** START **
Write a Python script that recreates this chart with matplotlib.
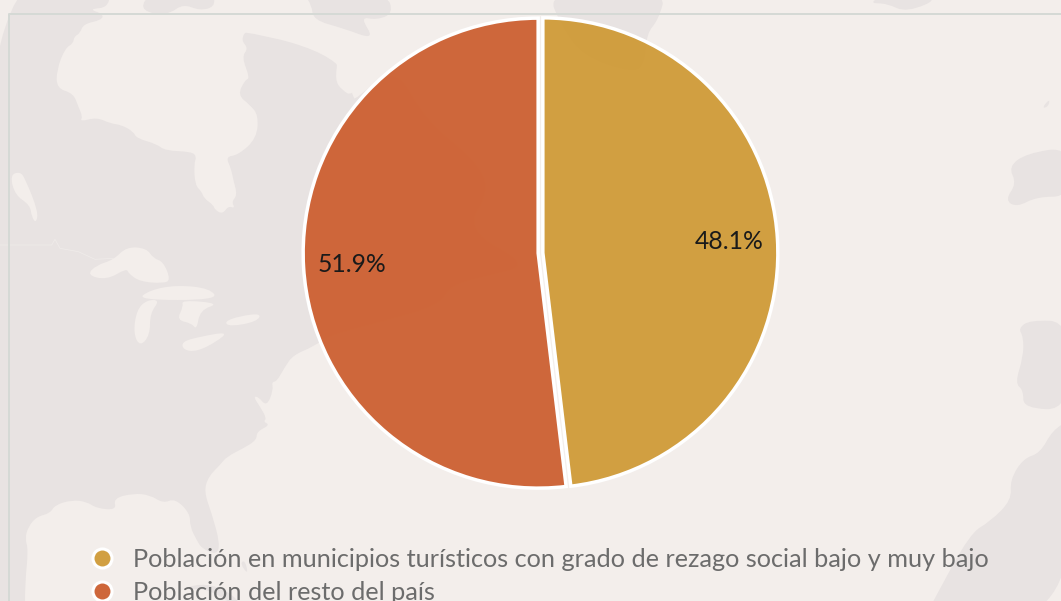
import matplotlib
matplotlib.use('Agg')
import matplotlib.pyplot as plt
from matplotlib.colors import to_rgba
from matplotlib.lines import Line2D
from matplotlib.patches import PathPatch
from matplotlib.path import Path

# chart data
labels = ['Población en municipios turísticos con grado de rezago social bajo y muy bajo',
          'Población del resto del país']
values = [48.1, 51.9]
colors = ['#CF9934', '#CC5D2D']

bg_color = '#F3EEEB'
land_color = '#E8E3E2'

W, H = 1061, 601
plt.rcParams['font.family'] = ['Lato', 'DejaVu Sans']


def z(pts, ox=0, oy=0):
    return [(x / 3 + ox, y / 3 + oy) for x, y in pts]


def blob(ax, pts, color):
    # closed outline with rounded corners
    n = len(pts)
    mid = lambda a, b: ((a[0] + b[0]) / 2, (a[1] + b[1]) / 2)
    verts = [mid(pts[0], pts[1])]
    codes = [Path.MOVETO]
    for i in range(1, n + 1):
        verts += [pts[i % n], mid(pts[i % n], pts[(i + 1) % n])]
        codes += [Path.CURVE3, Path.CURVE3]
    ax.add_patch(PathPatch(Path(verts, codes), facecolor=color, lw=0))


# background map, only decoration
america = [(-20, -20)] + z([(330, -60), (330, 22), (305, 60), (740, 88), (1015, 170), (1060, 290)]) \
    + [(355, 100), (395, 65), (425, 120), (475, 160), (490, 190), (465, 230), (530, 265), (490, 275),
       (450, 285), (440, 305), (380, 322), (330, 335)] \
    + z([(940, 140), (880, 165), (855, 200), (830, 245), (815, 245), (820, 270), (800, 320), (775, 290),
         (760, 290), (780, 320), (800, 355), (790, 365), (810, 375), (770, 395), (770, 420), (730, 445),
         (680, 470), (660, 495), (625, 530), (612, 575), (635, 640), (660, 730), (650, 765), (605, 745),
         (590, 720), (570, 680), (570, 640), (525, 595), (490, 610), (450, 585), (400, 580), (340, 595),
         (350, 630), (290, 625), (260, 605), (215, 600), (165, 615), (150, 640), (110, 650), (85, 680),
         (75, 715), (85, 750), (75, 850), (75, 960)], 0, 300) + [(-20, 640)]

# hudson bay and the lakes, painted over the land
water = [
    z([(310, 42), (305, 60), (250, 72), (240, 100), (222, 110), (220, 130), (195, 145), (170, 210), (170, 265),
       (220, 280), (235, 320), (248, 350), (240, 365), (290, 352), (330, 370), (365, 375), (400, 395), (410, 415),
       (470, 432), (495, 452), (575, 455), (590, 470), (582, 490), (585, 555), (605, 575), (612, 595), (640, 615),
       (645, 630), (668, 642), (685, 618), (705, 625), (695, 605), (712, 585), (700, 540), (693, 505), (677, 470),
       (715, 465), (770, 415), (775, 345), (750, 315), (713, 285), (735, 240), (750, 235), (725, 170), (745, 145),
       (723, 120), (740, 88), (800, 98), (870, 95), (905, 115), (945, 155), (1015, 170), (1005, 240), (1025, 270),
       (1060, 290), (1300, 100), (1000, -60), (330, -60), (330, 22), (265, 27)]),
    z([(535, 95), (550, 75), (597, 63), (585, 90), (555, 105)]),
    z([(658, 110), (670, 98), (688, 105), (672, 135), (658, 128)]),
    z([(30, 525), (60, 515), (75, 535), (115, 635), (108, 670), (95, 650), (90, 615), (45, 585)]),
    z([(260, 825), (290, 795), (340, 780), (380, 740), (440, 745), (460, 775), (490, 785), (512, 840), (490, 850),
       (420, 845), (385, 820), (380, 805), (320, 840)]),
    z([(410, 900), (450, 870), (530, 855), (630, 865), (655, 900)]),
    z([(400, 100), (410, 30), (440, 0), (480, 0), (450, 40), (450, 105), (420, 140)], 0, 300),
    z([(530, 60), (550, 20), (545, 0), (660, 10), (600, 30), (590, 90), (575, 70)], 0, 300),
    z([(545, 125), (600, 110), (685, 95), (650, 125), (590, 155), (550, 150)], 0, 300),
    z([(672, 65), (720, 48), (785, 40), (770, 65), (690, 80)], 0, 300),
    z([(875, 170), (925, 165), (900, 185)], 0, 300),
]

# islands and the other side of the ocean
land = [
    z([(420, 25), (450, -20), (640, -20), (645, 20), (600, 32), (550, 12), (510, 40), (470, 45)]),
    z([(910, -20), (1160, -20), (1180, 40), (1130, 60), (1080, 50), (1125, 120), (1030, 85), (940, 60), (935, 15)]),
    z([(50, -30), (410, -30), (385, 60), (350, 100), (345, 190), (310, 220), (160, 170), (95, 80)], 530, 0),
    z([(1020, 10), (1070, 10), (1130, 38), (1240, -10), (1050, -10)], 530, 0),
    z([(1535, 325), (1560, 295), (1555, 320)], 530, 0),
    z([(1435, 500), (1490, 460), (1620, 440), (1620, 590), (1520, 590), (1460, 622), (1425, 600), (1460, 550)], 530, 0),
    z([(1465, 85), (1500, 60), (1620, 65), (1620, 330), (1480, 325), (1480, 270), (1455, 250), (1480, 170),
       (1480, 110)], 530, 300),
    z([(1620, 360), (1568, 390), (1530, 460), (1480, 475), (1440, 540), (1445, 600), (1380, 665), (1320, 700),
       (1210, 903), (1180, 960), (1620, 960)], 530, 300),
    z([(720, 790), (735, 780), (745, 825)], 0, 300),
    z([(540, 270), (600, 250), (670, 265), (725, 310), (690, 310), (640, 275), (590, 265)], 0, 500),
]
border = z([(0, 735), (155, 735), (165, 718), (180, 745), (235, 755), (285, 778), (340, 775)])

fig = plt.figure(figsize=(W / 100, H / 100), dpi=100, facecolor=bg_color)

bg = fig.add_axes([0, 0, 1, 1])
bg.set_xlim(0, W)
bg.set_ylim(H, 0)
bg.axis('off')
blob(bg, america, land_color)
for p in water:
    blob(bg, p, bg_color)
for p in land:
    blob(bg, p, land_color)
bg.plot(*zip(*border), color='#EFEBE9', lw=0.6)
bg.plot([9, 9, W], [H, 14, 14], color='#D5D9D5', lw=1.44)

# pie, radius 1 = 235 px around (540.5, 253)
R, cx, cy = 235, 540.5, 253
half = 1.25 * R
ax = fig.add_axes([(cx - half) / W, (H - cy - half) / H, 2 * half / W, 2 * half / H])
wedges, _, pct = ax.pie(values, colors=colors, startangle=90, counterclock=False, autopct='%.1f%%',
                        pctdistance=0.795, explode=[0.01, 0.01],
                        wedgeprops={'edgecolor': 'white', 'linewidth': 2.5})
for w, c in zip(wedges, colors):
    w.set_facecolor(to_rgba(c, 0.93))
for t in pct:
    t.set_fontsize(17.8)
    t.set_color('#1a1a1a')
ax.set_xlim(-1.25, 1.25)
ax.set_ylim(-1.25, 1.25)

handles = [Line2D([], [], ls='', marker='o', ms=13.7, mfc=to_rgba(c, 0.93), mec='white', mew=2.2) for c in colors]
fig.legend(handles, labels, loc='upper left', bbox_to_anchor=(77 / W, 1 - 548 / H), frameon=False,
           fontsize=18.2, labelcolor='#6c6c6c', labelspacing=0.4, handletextpad=0.2, borderpad=0, borderaxespad=0)

plt.savefig('out.png', dpi=100, facecolor=bg_color)
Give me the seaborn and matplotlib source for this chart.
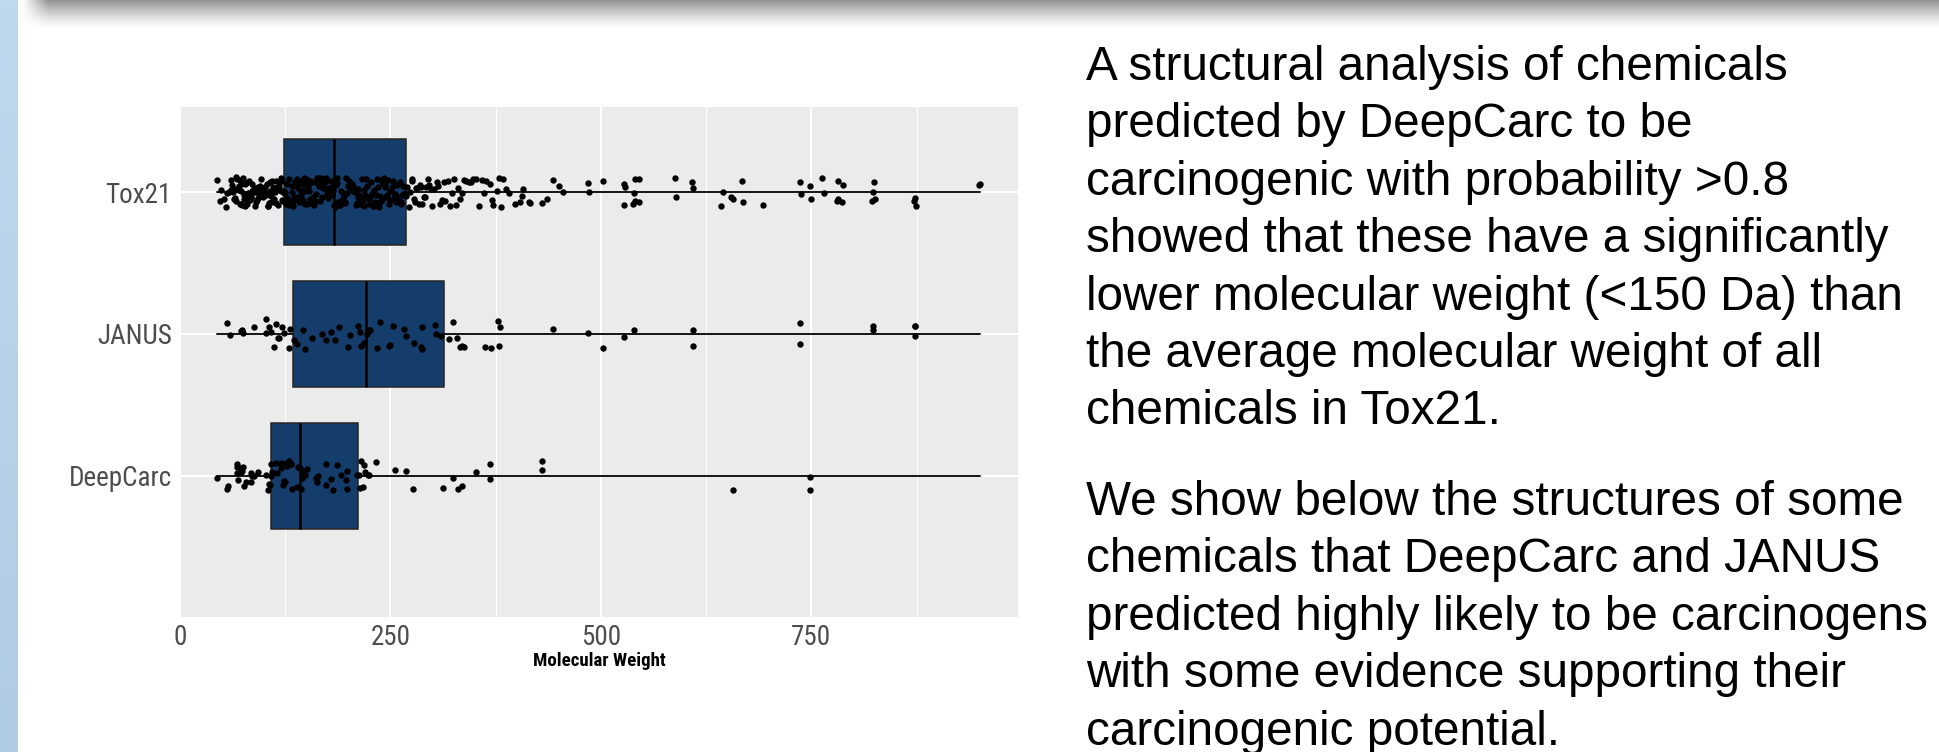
import numpy as np
import pandas as pd
import matplotlib
matplotlib.use("Agg")
import matplotlib.pyplot as plt
from matplotlib import font_manager as fm
from matplotlib.ticker import FixedLocator
import seaborn as sns

# ---------------- data ----------------
groups = ["Tox21", "JANUS", "DeepCarc"]
x_ticks = [0, 250, 500, 750]
x_minor = [125, 375, 625, 875]
x_label = "Molecular Weight"

tox21_mw = [
    43.5, 47, 49, 52, 55, 56, 58, 60.5, 62, 63, 65, 66.5, 67, 68, 69.5, 71, 72, 72.5, 74, 75,
    76, 77, 77.5, 79, 80, 81.5, 82, 83, 84, 85, 86, 86.5, 88, 89, 90, 90.5, 92, 93, 94, 95.5,
    96, 97, 98, 99, 99.5, 64, 70, 73, 78, 81, 87, 91, 94.5, 97.5,
    61, 66, 71.5, 76.5, 80.5, 84.5, 88.5, 92.5, 96.5,
    101, 102, 103.5, 104, 105, 106, 107, 108.5, 109, 110, 111, 112, 113, 114, 115, 116.5, 117,
    118, 119, 120, 121, 122, 123, 124, 125.5, 126, 127, 128, 129, 130, 131, 132.5, 133, 134,
    136, 137, 138, 139, 140, 141, 142, 143.5, 144, 145, 146, 147, 148, 149, 150,
    103, 108, 111.5, 116, 121.5, 127.5, 135, 140.5, 146.5,
    101.5, 106.5, 110.5, 114.5, 119.5, 124.5, 129.5, 134.5, 138.5, 144.5, 148.5,
    151, 152, 153.5, 155, 156, 157, 158, 160, 161, 162, 163, 165, 166, 167, 168, 170, 171, 172,
    174, 175, 176, 178, 179, 180, 181, 183, 184, 185, 187, 188, 189, 191, 192, 193, 195, 196,
    197, 199, 200, 154, 159, 164, 169, 173, 177, 182, 186, 194, 198,
    152.5, 157.5, 162.5, 167.5, 172.5, 178.5, 184.5, 190, 196.5,
    201, 202, 204, 205, 206, 208, 209, 211, 212, 213, 215, 216, 217, 219, 220, 222, 223, 224,
    226, 227, 229, 230, 231, 233, 234, 236, 237, 238, 240, 241, 243, 244, 246, 247, 248, 250,
    251, 253, 254, 256, 257, 258, 260, 261, 263, 264, 265, 267, 268,
    203, 210, 218, 225, 232, 239, 245, 252, 259, 266,
    207, 214, 221, 228, 235, 242, 249, 255, 262, 267.5,
    270, 272, 275, 276, 278, 280, 282, 284, 286, 288, 290, 292, 294, 296, 299, 302, 305, 306,
    309, 313, 315, 318, 321, 323, 326, 328, 330, 333, 335, 337, 340, 343, 346, 348, 351, 355,
    359, 361, 363, 368, 370, 372, 377, 379, 381, 384, 387, 391, 398, 404, 406, 408, 414, 416,
    430, 436, 443, 450, 455, 273, 279, 285, 291, 298, 311,
    485, 486, 503, 527, 527, 529, 538, 539, 540, 541, 545, 545, 588, 589, 608, 609, 643, 645,
    655, 657, 668, 669, 692, 736, 738, 748, 749, 763, 765, 780, 781, 782, 786, 787, 822, 823,
    824, 825, 872, 873, 874, 949, 950,
]
janus_mw = [
    56, 59, 72, 74, 75, 87.5, 102, 102.5, 106, 108, 112, 114, 116, 117.5, 121.5, 123.5, 129,
    131, 136, 139, 146, 148, 157, 169, 173, 179, 184, 189, 199, 202, 212, 214, 215, 218, 222,
    224, 225.5, 234, 238, 248, 250, 253, 266, 268, 278, 286, 287.5, 287.5, 303, 304, 310, 319,
    324, 329, 332, 335, 337, 362, 369, 378, 378.5, 380, 443, 485, 503, 527, 539.5, 609, 609,
    737, 737, 823.5, 823.5, 872.6, 872.6, 872.6,
]
deepcarc_mw = [
    43.5, 55.4, 57, 67.3, 67.5, 68, 68.9, 72, 72.8, 74, 75.1, 75.9, 77.9, 83.9, 84.7, 85.9,
    87.9, 92.6, 101.7, 104.4, 105.6, 106.8, 107.6, 108.4, 109.6, 113.6, 115.5, 119.5, 120.3,
    122.7, 123.5, 124.7, 125.4, 127.4, 129.4, 131.4, 132.2, 133.3, 139.3, 140.5, 142.9, 143.7,
    144.9, 146.1, 148.9, 150.8, 161, 163, 164.2, 172.9, 173.7, 178.8, 182, 186, 191.5, 196.6,
    197.8, 198.6, 210.5, 212.4, 213.6, 215.2, 216.8, 218.3, 219.5, 223.1, 224.7, 233, 255.9,
    268.2, 276.9, 312.1, 323.9, 329.9, 335, 351.7, 367.8, 367.8, 430, 430, 656.6, 748.3, 748.3,
]

# box summaries as drawn in the reference (Tox21, JANUS, DeepCarc)
box_q1 = [123, 133.7, 108.4]
box_med = [182.8, 220.7, 142.4]
box_q3 = [268, 314, 212]
whisk_lo = [43.5, 43.5, 43.5]
whisk_hi = [950, 950, 950]

para1 = [
    "A structural analysis of chemicals",
    "predicted by DeepCarc to be",
    "carcinogenic with probability >0.8",
    "showed that these have a significantly",
    "lower molecular weight (<150 Da) than",
    "the average molecular weight of all",
    "chemicals in Tox21.",
]
para2 = [
    "We show below the structures of some",
    "chemicals that DeepCarc and JANUS",
    "predicted highly likely to be carcinogens",
    "with some evidence supporting their",
    "carcinogenic potential.",
]

# ---------------- style / fonts ----------------
sns.set_theme(style="white")
names = {f.name for f in fm.fontManager.ttflist}


def pick(*cands):
    for c in cands:
        if c in names:
            return c
    return "DejaVu Sans"


body = pick("Liberation Sans", "Arial", "DejaVu Sans")
narrow = pick("Liberation Sans Narrow", "Roboto Condensed", body)
is_narrow = narrow != body
plt.rcParams["font.family"] = [body, "DejaVu Sans"]

tick_fs = 19.5 if is_narrow else 16.5
xlab_fs = 13.6 if is_narrow else 11.5

W, H = 1940, 752
fig = plt.figure(figsize=(W / 100, H / 100), dpi=100)
fig.patch.set_facecolor("white")

# ---------------- slide background (blue stripe + top shadow) ----------------
bg = fig.add_axes([0, 0, 1, 1], zorder=-10)
yy = np.arange(H)[:, None]
xx = np.arange(W)[None, :]
shade = (np.clip(1 - yy / 28.0, 0, 1) ** 1.3) * 0.42
fade = np.clip((xx - 22) / 26.0, 0, 1)
img = np.ones((H, W, 3)) - (shade * fade)[..., None]
t = np.linspace(0, 1, H)[:, None]
blue_top = np.array([191, 216, 238]) / 255.0
blue_bot = np.array([176, 203, 228]) / 255.0
col = blue_top * (1 - t) + blue_bot * t
img[:, :18, :] = col[:, None, :]
bg.imshow(img, extent=[0, 1, 0, 1], aspect="auto", interpolation="bilinear")
bg.set_xlim(0, 1)
bg.set_ylim(0, 1)
bg.axis("off")

# ---------------- chart ----------------
L, R, T, B = 180, 1017.7, 107.3, 617.3
ax = fig.add_axes([L / W, 1 - B / H, (R - L) / W, (B - T) / H])
ax.set_facecolor("#EBEBEB")

stats = [
    dict(label=g, q1=a, med=m, q3=b, whislo=lo, whishi=hi)
    for g, a, m, b, lo, hi in zip(groups, box_q1, box_med, box_q3, whisk_lo, whisk_hi)
]
bxp_kw = dict(
    positions=[0, 1, 2], widths=0.75, patch_artist=True, showfliers=False, showcaps=False,
    manage_ticks=False,
    boxprops=dict(facecolor="#143D6B", edgecolor="#262626", linewidth=1.1),
    medianprops=dict(color="black", linewidth=1.8),
    whiskerprops=dict(color="#141414", linewidth=1.4),
)
try:
    ax.bxp(stats, orientation="horizontal", **bxp_kw)
except TypeError:
    ax.bxp(stats, vert=False, **bxp_kw)

df = pd.DataFrame({
    "group": ["Tox21"] * len(tox21_mw) + ["JANUS"] * len(janus_mw) + ["DeepCarc"] * len(deepcarc_mw),
    "mw": tox21_mw + janus_mw + deepcarc_mw,
})
np.random.seed(7)
sns.stripplot(data=df, x="mw", y="group", order=groups, color="black", size=4.6,
              jitter=0.105, linewidth=0, ax=ax, zorder=3)

ax.set_ylim(3.0, -0.6)
ax.set_xlim(0, 995)
ax.xaxis.set_major_locator(FixedLocator(x_ticks))
ax.xaxis.set_minor_locator(FixedLocator(x_minor))
ax.set_xticklabels([str(v) for v in x_ticks])
ax.set_yticks(range(len(groups)))
ax.set_yticklabels(groups)
ax.grid(True, which="major", axis="both", color="white", linewidth=1.4)
ax.grid(True, which="minor", axis="x", color="white", linewidth=0.7)
ax.set_axisbelow(True)
for sp in ax.spines.values():
    sp.set_visible(False)
ax.tick_params(axis="both", which="major", length=3, width=1.0, color="#333333",
               labelcolor="#4D4D4D", labelsize=tick_fs)
ax.tick_params(axis="x", which="major", pad=1.5)
ax.tick_params(axis="y", which="major", pad=3.0)
ax.tick_params(which="minor", length=0)
for lab in ax.get_xticklabels() + ax.get_yticklabels():
    lab.set_fontfamily(narrow)
ax.set_ylabel("")
ax.set_xlabel(x_label, fontsize=xlab_fs, fontweight="bold", color="black", family=narrow)
ax.xaxis.set_label_coords(0.5, -(666 - B) / (B - T))
ax.xaxis.label.set_va("baseline")

# ---------------- right-hand text ----------------
tx = 1086 / W
first1, first2, step = 80, 515, 57.4
for i, line in enumerate(para1):
    fig.text(tx, 1 - (first1 + i * step) / H, line, fontsize=34.3, family=body,
             color="black", ha="left", va="baseline")
for i, line in enumerate(para2):
    fig.text(tx, 1 - (first2 + i * step) / H, line, fontsize=34.3, family=body,
             color="black", ha="left", va="baseline")

fig.savefig("out.png", dpi=100, facecolor="white")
** END **
§ **Exercise**: Above are some records; extract exactly the lines from the one containing "Give me the" through the one containing "import seaborn as sns" and drop the pictures.

§ **Result of this task**:
Give me the seaborn and matplotlib source for this chart.
import numpy as np
import pandas as pd
import matplotlib
matplotlib.use("Agg")
import matplotlib.pyplot as plt
from matplotlib import font_manager as fm
from matplotlib.ticker import FixedLocator
import seaborn as sns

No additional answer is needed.